### Problem to solve
The exercise asks you to copy every line below in which "React" appears.

### Data segment

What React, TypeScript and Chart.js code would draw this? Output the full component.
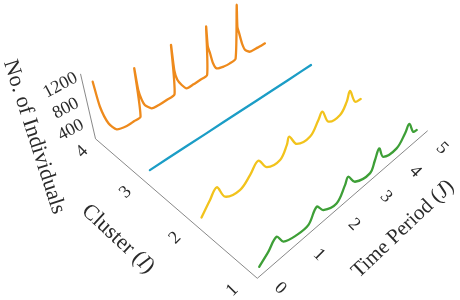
import React, { useEffect, useRef } from "react";
import { Chart, registerables } from "chart.js";

Chart.register(...registerables);

// ---------- data ----------
const timeTicks = [0, 1, 2, 3, 4, 5];
const clusterTicks = [1, 2, 3, 4];
const countTicks = [400, 800, 1200];

const timeMax = 5.34;
const clusterMax = 4.29;
const countMax = 1200;

// cluster 1 (green)
const c1Time = [0.03, 0.24, 0.42, 0.62, 0.98, 1.3, 1.47, 1.7, 2.12, 2.29, 2.34, 2.63, 3.15, 3.22, 3.27, 3.53, 4.03, 4.22, 4.29, 4.59, 4.74];
const c1Count = [220, 378, 544, 320, 214, 217, 470, 268, 155, 423, 550, 301, 192, 417, 610, 325, 249, 454, 596, 314, 283];

// cluster 2 (yellow)
const c2Time = [0.05, 0.27, 0.44, 0.64, 1.03, 1.3, 1.51, 1.77, 2.16, 2.33, 2.38, 2.65, 3.08, 3.29, 3.39, 3.67, 4.08, 4.25, 4.3, 4.59, 4.81];
const c2Count = [204, 417, 562, 271, 185, 338, 501, 247, 194, 405, 536, 273, 220, 450, 564, 254, 210, 400, 583, 263, 228];

// cluster 3 (teal)
const c3Time = [0.04, 0.5, 1.0, 1.5, 2.0, 2.5, 3.0, 3.5, 4.0, 4.5, 4.82];
const c3Count = [301, 304, 308, 308, 314, 317, 318, 323, 325, 331, 333];

// cluster 4 (orange)
const c4Time = [0, 0.04, 0.15, 0.31, 0.56, 0.75, 0.93, 0.95, 0.97, 1.02, 1.08, 1.24, 1.45, 1.66, 1.89, 1.91, 1.94, 2.0, 2.11, 2.24, 2.45, 2.65, 2.87, 2.89, 2.92, 2.98, 3.06, 3.17, 3.4, 3.6, 3.79, 3.81, 3.84, 3.9, 4.0, 4.11, 4.28, 4.55, 4.81];
const c4Count = [1232, 788, 437, 250, 205, 215, 228, 1108, 719, 520, 394, 265, 250, 258, 282, 1177, 718, 520, 378, 262, 262, 274, 292, 1181, 820, 673, 460, 315, 270, 263, 294, 1283, 880, 746, 520, 358, 265, 258, 260];

// ---------- camera (perspective view of the 3-D box) ----------
const ORIGIN = [257.3, 278.3];
const VP_TIME = [1052, -410];
const VP_CLUSTER = [-541, -410];
const VP_COUNT = [230, 721];
const K_TIME = 0.0511;
const K_CLUSTER = 0.07725;
const K_COUNT = -1.049e-4;

function project(t: number, c: number, v: number): [number, number] {
  const cp = c - 1;
  const hx = ORIGIN[0] + K_TIME * t * VP_TIME[0] + K_CLUSTER * cp * VP_CLUSTER[0] + K_COUNT * v * VP_COUNT[0];
  const hy = ORIGIN[1] + K_TIME * t * VP_TIME[1] + K_CLUSTER * cp * VP_CLUSTER[1] + K_COUNT * v * VP_COUNT[1];
  const hw = 1 + K_TIME * t + K_CLUSTER * cp + K_COUNT * v;
  return [hx / hw, hy / hw];
}

const W = 460;
const H = 300;
const TEXT = "#2b2b2b";
const AXIS = "#7a7a7a";
const SERIF = '"Liberation Serif", "Times New Roman", serif';

type Part = { text: string; italic?: boolean };

function drawRich(ctx: CanvasRenderingContext2D, parts: Part[], x: number, y: number, angle: number, size: number) {
  ctx.save();
  ctx.translate(x, y);
  ctx.rotate(angle);
  ctx.textBaseline = "middle";
  ctx.textAlign = "left";
  ctx.fillStyle = TEXT;
  let total = 0;
  const widths = parts.map((p) => {
    ctx.font = `${p.italic ? "italic " : ""}${size}px ${SERIF}`;
    const w = ctx.measureText(p.text).width;
    total += w;
    return w;
  });
  let cur = -total / 2;
  parts.forEach((p, i) => {
    ctx.font = `${p.italic ? "italic " : ""}${size}px ${SERIF}`;
    ctx.fillText(p.text, cur, 0);
    cur += widths[i];
  });
  ctx.restore();
}

const deg = (d: number) => (d * Math.PI) / 180;

const axesPlugin = {
  id: "box3d",
  beforeDatasetsDraw(chart: any) {
    const ctx: CanvasRenderingContext2D = chart.ctx;
    const sx = chart.scales.x;
    const sy = chart.scales.y;
    const px = (t: number, c: number, v: number): [number, number] => {
      const p = project(t, c, v);
      return [sx.getPixelForValue(p[0]), sy.getPixelForValue(p[1])];
    };
    ctx.save();
    ctx.strokeStyle = AXIS;
    ctx.lineWidth = 0.9;
    const seg = (a: [number, number], b: [number, number]) => {
      ctx.beginPath();
      ctx.moveTo(a[0], a[1]);
      ctx.lineTo(b[0], b[1]);
      ctx.stroke();
    };
    seg(px(0, 1, 0), px(timeMax, 1, 0));
    seg(px(0, 1, 0), px(0, clusterMax, 0));
    seg(px(0, clusterMax, 0), px(0, clusterMax, countMax));
    ctx.restore();

    timeTicks.forEach((t) => {
      const p = px(t, 1, 0);
      drawRich(ctx, [{ text: String(t) }], p[0] + 23, p[1] + 10, deg(45), 18);
    });
    clusterTicks.forEach((c) => {
      const p = px(0, c, 0);
      drawRich(ctx, [{ text: String(c) }], p[0] - 25, p[1] + 12 - 3 * (c - 1), deg(-45), 18);
    });
    countTicks.forEach((v) => {
      const p = px(0, clusterMax, v);
      drawRich(ctx, [{ text: String(v) }], p[0] - 20, p[1] + 11.5, deg(-28), 18);
    });

    drawRich(ctx, [{ text: "No. of Individuals" }], 34, 137, deg(72), 22);
    drawRich(ctx, [{ text: "Cluster (" }, { text: "I", italic: true }, { text: ")" }], 118, 239, deg(43), 22);
    drawRich(ctx, [{ text: "Time Period (" }, { text: "J", italic: true }, { text: ")" }], 403, 229, deg(-43.5), 21);
  },
};

function series(times: number[], counts: number[], cluster: number) {
  return times.map((t, i) => {
    const p = project(t, cluster, counts[i]);
    return { x: p[0], y: p[1] };
  });
}

export default function App() {
  const ref = useRef<HTMLCanvasElement>(null);
  useEffect(() => {
    if (!ref.current) return;
    const common = {
      showLine: true,
      pointRadius: 0,
      borderWidth: 2.3,
      borderJoinStyle: "round" as const,
      borderCapStyle: "round" as const,
      clip: false as const,
    };
    const chart = new Chart(ref.current, {
      type: "scatter",
      data: {
        datasets: [
          { ...common, tension: 0.22, label: "Cluster 4", data: series(c4Time, c4Count, 4), borderColor: "#EE8A1C", backgroundColor: "#EE8A1C" },
          { ...common, tension: 0, label: "Cluster 3", data: series(c3Time, c3Count, 3), borderColor: "#1B9DC6", backgroundColor: "#1B9DC6" },
          { ...common, tension: 0.35, label: "Cluster 2", data: series(c2Time, c2Count, 2), borderColor: "#F2C31C", backgroundColor: "#F2C31C" },
          { ...common, tension: 0.35, label: "Cluster 1", data: series(c1Time, c1Count, 1), borderColor: "#3E9F37", backgroundColor: "#3E9F37" },
        ],
      },
      options: {
        animation: false,
        responsive: false,
        maintainAspectRatio: false,
        layout: { padding: 0 },
        plugins: { legend: { display: false }, tooltip: { enabled: false } },
        scales: {
          x: { type: "linear", min: 0, max: W, display: false },
          y: { type: "linear", min: 0, max: H, reverse: true, display: false },
        },
      },
      plugins: [axesPlugin],
    });
    return () => chart.destroy();
  }, []);
  return (
    <div style={{ position: "absolute", left: 0, top: 0, width: W, height: H, background: "#fff" }}>
      <canvas ref={ref} width={W} height={H} style={{ width: W, height: H, display: "block" }} />
    </div>
  );
}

### Output for this task
What React, TypeScript and Chart.js code would draw this? Output the full component.
import React, { useEffect, useRef } from "react";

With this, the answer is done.